Family First is returning to the Senate after a tight contest, and the party secured just under 200,000 lower house votes across the country, compared to 173,000 for One Nation, although One Nation had by far the bigger swing to it given it barely troubled the scorers in 2013.
Family First also scored 176,000 first preference votes nationally in the Senate, a swing of 0.2%, although its fortunes in different states were mixed — it went down in South Australia, probably due to the rise in the (much smaller) One Nation vote there (it’s possible the extremists cannibalised each other in South Australia, with benefits for the bigger parties). But the Mendicant State remains the Family First stronghold. One Nation towered over Family First in the Senate, where Pauline Hanson and Co. received 550,000 first preference votes nationwide.
The Christian Democratic Party gained over 150,000 lower house votes nationally, though they lost out to libertarian gun nut David Leyonhjelm in the race for the final NSW Senate spot. This Christian conservative party denies climate change, wants an investigation into halal certification, opposes “sharia law” and wants to ban Muslim immigration.
Its performance was a substantial improvement on its 2013 performance when it barely registered, with less than 75,000 votes. It also improved in the Senate, and reached 150,000 votes, but it’s almost entirely a NSW party, unsurprisingly given it’s always been a vehicle for Fred Nile and his family.
The anti-Muslim enthusiasts, the gun lovers and poor old Katter
Aside from the various Christian groups, there’s the openly racist Australian Liberty Alliance, which garnered a national vote of just 25,000 in the lower house but 95,000 in the Senate, evenly spread between Queensland, Victoria and NSW. Like Family First, they performed poorly in South Australia. The Jacqui Lambie Network only garnered 27,000 votes in the Senate in Tasmania, but that was enough to see Lambie returned to the Senate she has graced with her presence since 2014.
Even the small extremist outfits fared well. The theocratic conspiracy theorist Rise Up Australia Party also enjoyed a big lift in its House of Representatives vote to 67,000, although it dropped its bundle in the Senate and only picked up 36,000, a small swing against it from 2013. The Shooters, Fishers and Farmers, which wants to abandon gun control, ban “animal liberation based hate campaigning” and curb foreign aid, performed poorly in the lower house but picked up more than 180,000 Senate votes, powered by a strong result in NSW, where it got a quarter of a quota.
Only Bob Katter’s party went backwards, with a 0.5% swing that took his total vote in the Reps down to 72,000 — but KAP doesn’t particularly fit on this list, given that despite Katter’s own claim of “no gay people in his electorate” it has virtually no interest in social issues, being primarily focused on restoring protectionism and increasing the role of government in the economy.

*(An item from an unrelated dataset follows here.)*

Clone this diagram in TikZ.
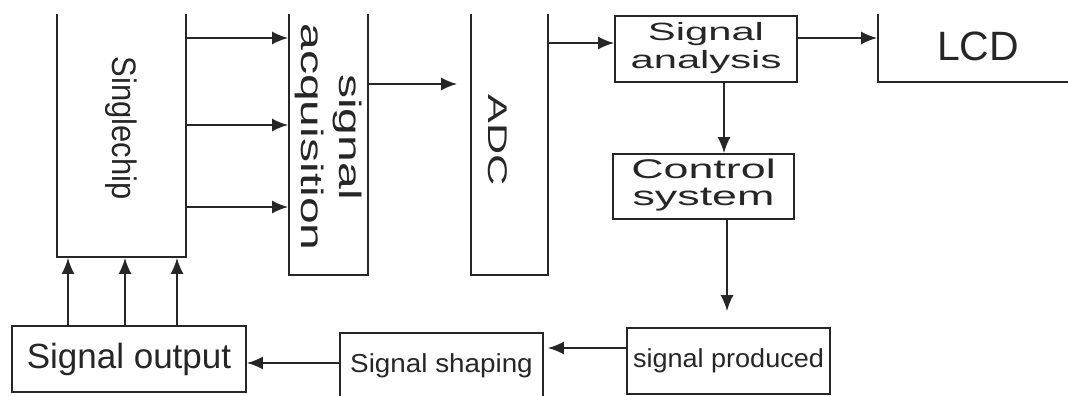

Undoubtedly these parties all benefited from the implosion of the Palmer United Party, which garnered over 700,000 first preference lower house votes in 2013 and virtually none this election, freeing up a huge number of disgruntled voters who’d already experimented with minor party voting to look for other homes. But PUP was never even vaguely as extremist as One Nation, Family First or the Christian Democrats; Clive Palmer in fact was a strong asylum seeker advocate, wanted to remove federal government regulation of marriage altogether and refused to back Jacqui Lambie’s attacks on Islam when she was still in his party.
And the overall level of support for extremist right-wing parties has increased: even if you include PUP in the comparison, extremist parties managed 9.4% of the first preference Senate vote in 2013; on July 2, they got 10.1%, or over 1.3 million votes, despite the collapse of PUP and the rise of high-profile micro-parties that shared their economic agenda, like NXT.
All this will be music to the ears of Muslim extremists, who will see the rising tide of public hatred toward Australia’s many Muslim communities as an important factor in helping their efforts to radicalise community members who feel themselves to be under attack. And white extremists will be delighted, as well — they’ll see their message of intolerance and aggression increasingly legitimised by the democratic process.